Clandestine Cloud culture discovered in UK financial services sector

Financial Services organisations sidestep IT departments during public cloud deployments, despite adoption being rife, UK study reveals.

Despite being one of the most highly regulated industries, UK Financial Services organisations could be taking risks by circumventing the IT team when it comes to public cloud deployments across the business, a new study from EMC, VCE and VMware today reveals. Of the 600 Line of Businesses (LOB) surveyed across the UK, some 44 percent of those in financial services admitted to bypassing the IT department when purchasing public cloud services.

The research also reveals the high level of public cloud adoption by LOBs in the Financial Services sector; the overwhelming majority (92 percent) of UK Financial Services LOBs say they use some form of public cloud, whether validated by IT or not, with factors driving adoption ranging from affordability (41percent cited it was a cheaper solution), ease of use (34 percent) and wanting to meet client needs (30 percent).

These findings illustrate how LOBs are taking advantage of the benefits that public cloud facilitates by enabling new product or service lines, evolving and automating the supply chain to drive efficiency, allowing modern working practices and transforming the customer service or go-to-market model for the business.

“The research highlights why the scale of public cloud adoption, without consultation with the IT department, should cause concern for the industry,” comments Nigel Moulton, Chief Technology Officer, EMEA at VCE. “As employees look to deploy cloud services that circumnavigate the IT department, IT organisations need to have a strategy that gives easier access to cloud services in a controlled, compliant manner.”

In order to meet these customer needs in an increasingly competitive and disruptive market, the study highlights the pressure IT is under to deliver value to the business, at pace.
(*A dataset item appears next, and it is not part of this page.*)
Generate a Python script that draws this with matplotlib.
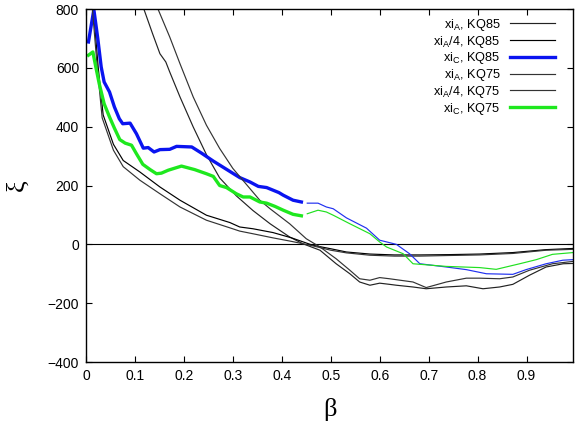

IT departments need to embrace a hybrid cloud strategy that can provide portability of workloads in a flexible, agile fashion.

“With an enterprise hybrid cloud strategy in place, line of businesses can focus on their business interests, while gaining immediate and easy to access, secure resources and the benefits hybrid clouds provide,” explains Rob Lamb, Cloud Business Director, UK and Ireland, EMC. “As a result, IT and businesses can embrace the public cloud with confidence, in a secure and manageable way.”